I have to start out this post by saying that I give all credit to my snuggley, squishy husband. I work late every Tuesday teaching my weight loss class. This doesn’t leave much time in the evenings for us to chill, watch The Mindy Project, eat chocolate… super important stuff like that. This particular night I got home around 7:30pm to a wonderful but unusual (in the sense that it doesn’t happen often) smell. To my delight, my husband Michael had whipped up this amazing dish for us. He knows how to make me happy: veggie filled, calorie controlled, lean proteins… a dietitian’s dream.
The best part about this meal is that it was all whipped up in the crock pot! In other words, it’s likely that I’ll make it again because it was simple (#lazy). He even used pre-made meat balls (I really like and recommend Al Fresco chicken meatballs. They are also gluten-free for those who are concerned).
This recipe makes cooking your spaghetti squash so simple. I have traditionally cooked spaghetti squash either in the oven or microwave, but this recipe cooks it right in the crock pot with the other ingredients! Spaghetti squash makes a great replacement for your traditional rice or pasta. It is lower calorie (just 42 calories per cup versus 220 per cup of cooked pasta), lower carb, higher fiber, and higher vitamin C. Plus, the taste is great!

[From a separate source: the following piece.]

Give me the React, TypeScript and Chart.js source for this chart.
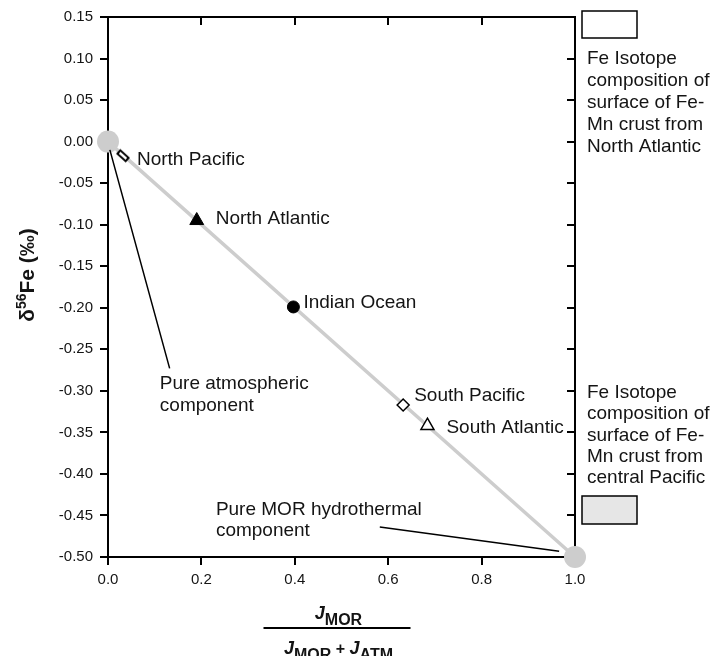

Michael found this recipe on http://alldayidreamaboutfood.com.
Crock Pot Spaghetti Squash and Meatballs
Yield: 4 servings
Prep Time: 10 minutes (Total Cook Time: 3-7 hours)
- 1 medium spaghetti squash
- 1 1/2 cups crushed tomatoes
- 1/2 tsp salt
- 1/2 tsp garlic powder
- 1/4 tsp pepper
- 1/4 tsp dried oregano
- 16 gluten free chicken meatballs such as Al Fresco
- 2 tbsp olive oil
- Additional salt, pepper, red pepper flakes, Parmesan, and basil to taste
- Cut spaghetti squash in half, crosswise. Place in the bottom of a 6 quart slow cooker, cut-side down.
- In a processor or blender, combine tomatoes, salt, garlic powder, pepper and oregano. Puree until smooth. Pour into bottom of slow cooker.
- Place meatballs over tomatoes, around spaghetti squash. Cook on low for 6 to 7 hours or on high for 3 to 4 hours.
- Using tongs and kitchen gloves, remove spaghetti squash from slow cooker. Scoop out seeds and discard. Scoop out flesh into a sieve or colander and let drain a few minutes to reduce moisture. Transfer to a bowl and toss with olive oil.
- Divide between 4 plates and top with sauce and meatballs.